Now that we’ve gotten all of the logistical stuff out of the way in I’m Admitted, Now What?: A Guide for International Students, let’s talk about the experience of coming to the United States for graduate school. I’m not an international student myself, but I previously worked in an International Students and Scholar’s Office, so I’ve heard first hand some of the problems that international students run into and have some tips on how to avoid some of the most common pitfalls.
Plan for homesickness. This isn’t limited to international students, of course (a lot of your classmates will be moving to the area from other states or cities), but it can be especially difficult when you’re moving from another country. It’s totally normal and natural to occasionally feel lonely or uncomfortable while you make this transition, but there are definitely things that you can do to combat it. You’ll want to strike a balance between old and new; maintaining your connections to your friends and family back home, while also establishing new bonds with your classmates and faculty. To maintain those connections, I would suggest: bringing a lot of photos of friends and family to decorate your new home, find a local restaurant that serves your favorite food or drink from back home, set a recurring skype or zoom date with someone back home once a week, maintain some of your old habits (if you always went for a jog before work, or had a cup of tea once you came home, keep doing that!). To establish new bonds, participate in a mentorship program, join a club or study group, participate in cultural events in your new city, and open yourself up to new experiences.

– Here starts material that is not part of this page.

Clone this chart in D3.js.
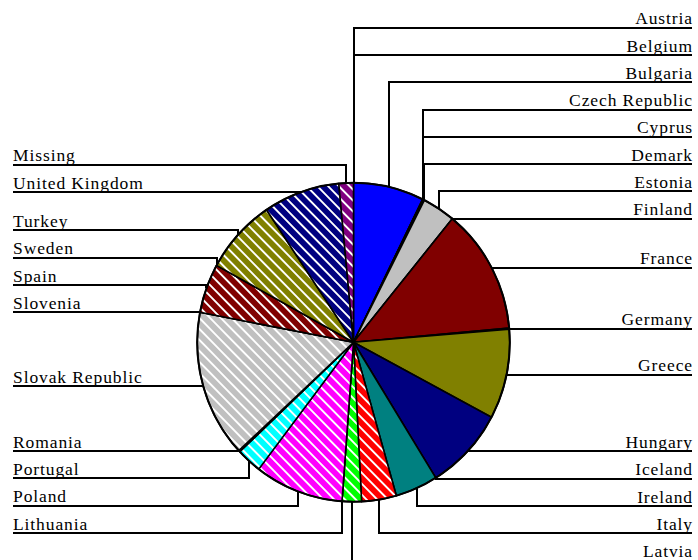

Prepare for academic culture shock. Many students make the mistake of thinking that because they’re familiar with American popular culture, they won’t experience culture shock. But even if you’ve grown up watching Friends, there will probably likely be many moments during your new life where American culture will seem strange, and particularly norms surrounding American educational systems. Especially in graduate school classes, professors expect students to participate by asking questions and offering their own thoughts, and many of your classes may even be discussion-based, rather than lecture style. Another difficulty that many international students run into is unintentional plagiarism; it’s essential that students learn to quote and cite other sources honestly and accurately, in the way that their professors expect. Academic work in the United States depends on making absolutely clear which ideas and language are your own, and which come from someone else; if the lines get blurred, the credibility of your work is undermined. Luckily, the library at your school most likely offers a workshop or resources for avoiding plagiarism; I would recommend looking into those as soon as possible.
Identify support systems. Speaking from someone in the admissions office, I can attest that the goal of everyone at your university is making sure that students succeed. That starts with admissions, making sure that incoming students have all the advice to make the right decision for them and have all the information they need to ensure their transition to campus is smooth. As a student, you’ll find that in addition to your professors, the Office of International Students, the library, the Health Center, and your program’s administrators are all eager to help you succeed. Don’t wait until you’re in over your head to reach out to ask for help: that’s what we’re here for! I can’t tell you how many times, as an international student advisor, I wished that a student had reached out for help even a week or two before. And remember, life happens and it can be messy. Though I certainly hope your journey is a smooth one, if a major life event happens to you while in school, please please please let the people around you know as soon as possible.
Remember that deciding to attend graduate school abroad is a big step, and will likely not be without its challenges. However, adopting the mindset that challenges are an opportunity for growth (rather than proof of inadequacy) will take you a long way. You likely have a clear reason for why you’ve chosen to make this major change, whether it’s to experience a new culture, broaden your career opportunities, achieve a new level of academic excellence: whatever your reason is, keep that in the front of your mind as you navigate through your new adventure.